**DATA SECTION:**
:::
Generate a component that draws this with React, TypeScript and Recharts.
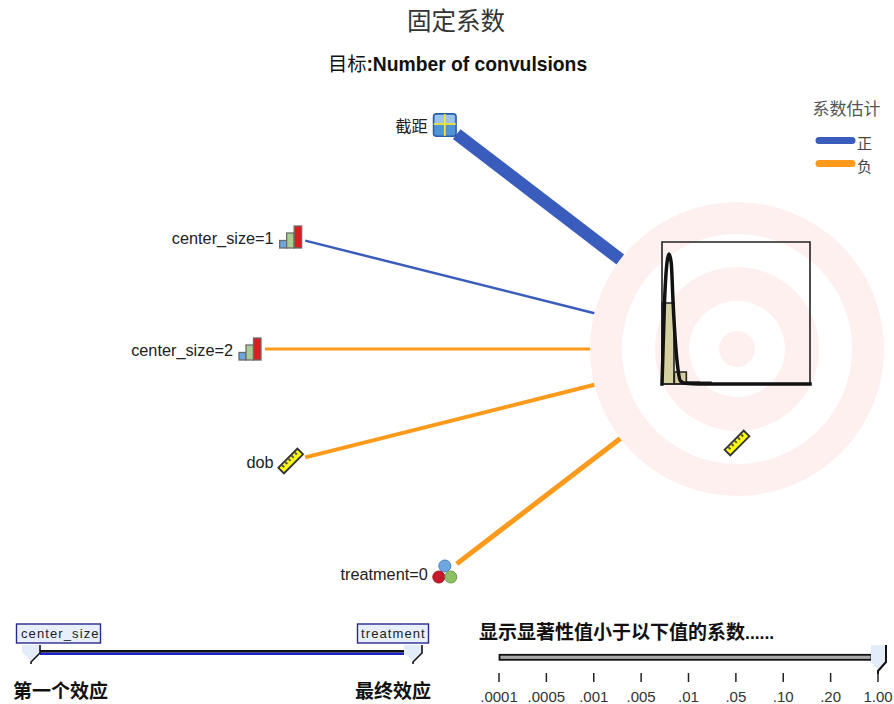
import { BarChart, Bar, ComposedChart, LineChart, Line, Scatter, XAxis, YAxis, ReferenceDot, ReferenceArea } from "recharts"

const W = 894
const H = 704
const LATIN = "'Liberation Sans', Arial, sans-serif"
const CJK = "'Liberation Sans', 'Noto Sans CJK SC', sans-serif"
const BLUE = "#3a5cbc"
const ORANGE = "#fd9a1c"
const PINK = "#fff0f0"

// model effects, top to bottom
const predictors = ["截距", "center_size=1", "center_size=2", "dob", "treatment=0"]
const predictorIcons = ["table", "bars", "bars", "ruler", "balls"]
const coefficients = [2.5, 0.5, -0.6, -0.8, -1.0]

const legendLabels = ["正", "负"]
const legendColors = [BLUE, ORANGE]

const firstLastEffects = ["center_size", "dob", "treatment"]
const significanceTicks = [".0001", ".0005", ".001", ".005", ".01", ".05", ".10", ".20", "1.00"]

// histogram of convulsions, percent of the panel height
const histBins = ["0", "1", "2", "3", "4", "5", "6", "7", "8", "9", "10", "11"]
const histValues = [57, 8.5, 1.4, 1.2, 0, 0, 0, 0, 0, 0, 0, 0]
const curveX = [0, 0.2, 0.4, 0.57, 0.75, 0.9, 1.1, 1.3, 1.5, 1.9, 3, 12]
const curveY = [0, 57, 85, 91.5, 85, 57, 28, 10, 2, 0.5, 0, 0]

// diagram layout: predictors sit on an ellipse around the target
const TARGET = { x: 737, y: 349 }
const RADII = [147, 115, 82, 48, 18]
const ROW_GAP = 112
const ELLIPSE_A = 487
const ELLIPSE_B = 280
const NODE_GAP = 15

const nodes = predictors.map((name, i) => {
  const dy = (i - 2) * ROW_GAP
  const dx = ELLIPSE_A * Math.sqrt(1 - (dy / ELLIPSE_B) ** 2)
  return { name, icon: predictorIcons[i], coef: coefficients[i], x: TARGET.x - dx, y: TARGET.y + dy }
})

const edges = nodes.map((n) => {
  const dx = n.x - TARGET.x
  const dy = n.y - TARGET.y
  const len = Math.sqrt(dx * dx + dy * dy)
  const at = (d: number) => ({ x: TARGET.x + (dx / len) * d, y: TARGET.y + (dy / len) * d })
  return { name: n.name, coef: n.coef, points: [at(len - NODE_GAP), at(RADII[0])] }
})

const targetIcon = [{ x: TARGET.x, y: 443, icon: "ruler", name: "" }]

const histData = histBins.map((bin, i) => ({ bin, value: histValues[i] }))
const curveData = curveX.map((x, i) => ({ x, y: curveY[i] }))
const sigData = significanceTicks.map((p) => ({ p, v: 1 }))
const effectData = firstLastEffects.map((e) => ({ e, v: 1 }))

const layer = { position: "absolute", left: 0, top: 0 } as const

function Ruler({ cx, cy }: { cx: number; cy: number }) {
  return (
    <g transform={`translate(${cx},${cy}) rotate(-45)`}>
      <rect x={-13.5} y={-4} width={27} height={8} fill="#ffff00" stroke="#333" strokeWidth={1.8} />
      {[-9, -4.5, 0, 4.5, 9].map((t) => (
        <rect key={t} x={t - 1} y={-3.2} width={2} height={3} fill="#555" />
      ))}
    </g>
  )
}

function Bars3({ cx, cy }: { cx: number; cy: number }) {
  return (
    <g transform={`translate(${cx - 12},${cy - 12})`} stroke="#6b6b6b" strokeWidth={1.3}>
      <rect x={1} y={15.5} width={7} height={7.5} fill="#6fa5dc" />
      <rect x={8} y={8} width={7.5} height={15} fill="#a9cf8f" />
      <rect x={15.5} y={1} width={7.5} height={22} fill="#d81e1e" />
    </g>
  )
}

function TableIcon({ cx, cy }: { cx: number; cy: number }) {
  return (
    <g transform={`translate(${cx - 12},${cy - 12})`}>
      <rect x={0.7} y={0.7} width={22.6} height={22.6} rx={3} fill="#4f94d4" stroke="#2a5cac" strokeWidth={1.5} />
      <rect x={2} y={2} width={20} height={8} fill="#9fc2e8" />
      <line x1={1} x2={23} y1={11} y2={11} stroke="#f5e23a" strokeWidth={1.8} />
      <line x1={12} x2={12} y1={1} y2={23} stroke="#f5e23a" strokeWidth={1.8} />
    </g>
  )
}

function Balls({ cx, cy }: { cx: number; cy: number }) {
  return (
    <g strokeWidth={1}>
      <circle cx={cx} cy={cy - 7} r={6} fill="#6fa8e0" stroke="#4a80c0" />
      <circle cx={cx - 6} cy={cy + 4} r={6} fill="#c8182c" stroke="#a01020" />
      <circle cx={cx + 6} cy={cy + 4} r={6} fill="#8cc063" stroke="#6c9c48" />
    </g>
  )
}

function NodeMark(props: any) {
  const { cx, cy, payload } = props
  const icon = payload.icon
  return (
    <g>
      {icon === "table" && <TableIcon cx={cx} cy={cy} />}
      {icon === "bars" && <Bars3 cx={cx} cy={cy} />}
      {icon === "ruler" && <Ruler cx={cx} cy={cy} />}
      {icon === "balls" && <Balls cx={cx} cy={cy} />}
      {payload.name && (
        <text x={cx - 17} y={cy + 6.5} textAnchor="end" fontFamily={CJK} fontSize={16.3} fill="#222">
          {payload.name}
        </text>
      )}
    </g>
  )
}

export default function App() {
  return (
    <div style={{ ...layer, width: W, height: H, background: "#fff" }}>
      <ComposedChart width={W} height={H} margin={{ top: 0, right: 0, bottom: 0, left: 0 }} style={layer}>
        <XAxis dataKey="x" type="number" domain={[0, W]} hide />
        <YAxis dataKey="y" type="number" domain={[0, H]} reversed hide />
        {RADII.map((r, i) => (
          <ReferenceDot key={r} x={TARGET.x} y={TARGET.y} r={r} fill={i % 2 === 0 ? PINK : "#fff"} stroke="none" />
        ))}
        {edges.map((e) => (
          <Line
            key={e.name}
            data={e.points}
            dataKey="y"
            stroke={e.coef > 0 ? BLUE : ORANGE}
            strokeWidth={Math.abs(e.coef) * 5}
            dot={false}
            legendType="none"
            isAnimationActive={false}
          />
        ))}
        <Scatter data={nodes} dataKey="y" shape={NodeMark} isAnimationActive={false} />
        <Scatter data={targetIcon} dataKey="y" shape={NodeMark} isAnimationActive={false} />

        <text x={456} y={30} textAnchor="middle" fontFamily={CJK} fontSize={24.5} fill="#333">固定系数</text>
        <text x={457.5} y={71} textAnchor="middle" fontFamily={CJK} fontSize={19.3} fontWeight={700} fill="#111">
          <tspan fontWeight={400}>目标</tspan>:Number of convulsions
        </text>
        <text x={736} y={403} textAnchor="middle" fontFamily={LATIN} fontSize={17.5} fill="#333">convulsions</text>

        <text x={846.5} y={115} textAnchor="middle" fontFamily={CJK} fontSize={17} fill="#555">系数估计</text>
        {legendLabels.map((label, i) => (
          <g key={label}>
            <line x1={819} x2={852} y1={140.5 + i * 23} y2={140.5 + i * 23} stroke={legendColors[i]} strokeWidth={7} strokeLinecap="round" />
            <text x={857} y={149 + i * 23} fontFamily={CJK} fontSize={15} fill="#444">{label}</text>
          </g>
        ))}
      </ComposedChart>

      <BarChart
        width={W}
        height={H}
        data={histData}
        barCategoryGap={0}
        margin={{ top: 242, right: W - 810, bottom: H - 384, left: 662 }}
        style={layer}
      >
        <XAxis dataKey="bin" hide />
        <YAxis domain={[0, 100]} hide />
        <Bar dataKey="value" fill="#d6cf9f" stroke="#222" strokeWidth={1.6} isAnimationActive={false} />
      </BarChart>

      <LineChart
        width={W}
        height={H}
        data={curveData}
        margin={{ top: 242, right: W - 810, bottom: H - 384, left: 662 }}
        style={layer}
      >
        <XAxis dataKey="x" type="number" domain={[0, 12]} hide />
        <YAxis domain={[0, 100]} hide />
        <ReferenceArea x1={0} x2={12} y1={0} y2={100} fill="none" stroke="#222" strokeWidth={1.6} ifOverflow="visible" />
        <Line dataKey="y" type="monotone" stroke="#111" strokeWidth={3.5} strokeLinecap="square" dot={false} isAnimationActive={false} />
      </LineChart>

      {/* effects slider */}
      <LineChart
        width={W}
        height={H}
        data={effectData}
        margin={{ top: 600, right: W - 413, bottom: 31, left: 31 }}
        style={layer}
      >
        <XAxis dataKey="e" height={10} tick={false} tickSize={10} axisLine={false} stroke="#222" tickLine={{ stroke: "#222", strokeWidth: 1.5 }} />
        <YAxis domain={[0, 1]} hide />
        <Line dataKey="v" stroke="none" dot={false} isAnimationActive={false} />
        <rect x={40} y={650} width={364} height={2.6} fill="#111" />
        <rect x={40} y={652.6} width={364} height={2.4} fill="#1a22c8" />
        <polygon points="22,645 39,645 39,653 31,661 22,652" fill="#e2edf9" />
        <polygon points="404,645 422,645 422,653 413,661 404,653" fill="#e2edf9" />
        <polyline points="31,664 31,662 40,653 40,645" fill="none" stroke="#111" strokeWidth={1.6} />
        <polyline points="413,664 413,662 422,653 422,645" fill="none" stroke="#111" strokeWidth={1.6} />
        <rect x={16.5} y={624} width={84} height={19} fill="#e6effb" stroke="#2a2a8c" strokeWidth={1.4} />
        <rect x={357.5} y={624} width={71} height={19} fill="#e6effb" stroke="#2a2a8c" strokeWidth={1.4} />
        <text x={21} y={638} fontFamily={LATIN} fontSize={13} letterSpacing={1.1} fill="#222">{firstLastEffects[0]}</text>
        <text x={361} y={638} fontFamily={LATIN} fontSize={13} letterSpacing={1.1} fill="#222">{firstLastEffects[2]}</text>
        <text x={13} y={698} fontFamily={CJK} fontSize={19} fontWeight={700} fill="#111">第一个效应</text>
        <text x={355} y={698} fontFamily={CJK} fontSize={19} fontWeight={700} fill="#111">最终效应</text>
      </LineChart>

      {/* significance slider */}
      <LineChart
        width={W}
        height={H}
        data={sigData}
        margin={{ top: 657, right: W - 878, bottom: 0, left: 499 }}
        style={layer}
      >
        <XAxis
          dataKey="p"
          interval={0}
          height={31}
          tickSize={9}
          tickMargin={9}
          axisLine={false}
          tickLine={{ stroke: "#222", strokeWidth: 1.5 }}
          tick={{ fontFamily: LATIN, fontSize: 15, fill: "#333" }}
        />
        <YAxis domain={[0, 1]} hide />
        <Line dataKey="v" stroke="none" dot={false} isAnimationActive={false} />
        <rect x={499.5} y={654.8} width={372} height={5} fill="#aaa" stroke="#111" strokeWidth={1.8} />
        <polygon points="871,645 887,645 887,662 879,671 871,662" fill="#e2edf9" />
        <polyline points="878,674 878,671 886,662 886,645" fill="none" stroke="#111" strokeWidth={2} />
        <text x={479} y={639} fontFamily={CJK} fontSize={19} fontWeight={700} fill="#111">
          显示显著性值小于以下值的系数<tspan fontSize={17.5}>......</tspan>
        </text>
      </LineChart>
    </div>
  )
}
:::
**WHAT YOU SHOULD DO:**
The lines from the start of the data through the line that contains "2, 0.5, 0, 0]" are to be returned exactly, please, with both ends included and every picture left out.

**RESPONSE BELOW:**
Generate a component that draws this with React, TypeScript and Recharts.
import { BarChart, Bar, ComposedChart, LineChart, Line, Scatter, XAxis, YAxis, ReferenceDot, ReferenceArea } from "recharts"

const W = 894
const H = 704
const LATIN = "'Liberation Sans', Arial, sans-serif"
const CJK = "'Liberation Sans', 'Noto Sans CJK SC', sans-serif"
const BLUE = "#3a5cbc"
const ORANGE = "#fd9a1c"
const PINK = "#fff0f0"

// model effects, top to bottom
const predictors = ["截距", "center_size=1", "center_size=2", "dob", "treatment=0"]
const predictorIcons = ["table", "bars", "bars", "ruler", "balls"]
const coefficients = [2.5, 0.5, -0.6, -0.8, -1.0]

const legendLabels = ["正", "负"]
const legendColors = [BLUE, ORANGE]

const firstLastEffects = ["center_size", "dob", "treatment"]
const significanceTicks = [".0001", ".0005", ".001", ".005", ".01", ".05", ".10", ".20", "1.00"]

// histogram of convulsions, percent of the panel height
const histBins = ["0", "1", "2", "3", "4", "5", "6", "7", "8", "9", "10", "11"]
const histValues = [57, 8.5, 1.4, 1.2, 0, 0, 0, 0, 0, 0, 0, 0]
const curveX = [0, 0.2, 0.4, 0.57, 0.75, 0.9, 1.1, 1.3, 1.5, 1.9, 3, 12]
const curveY = [0, 57, 85, 91.5, 85, 57, 28, 10, 2, 0.5, 0, 0]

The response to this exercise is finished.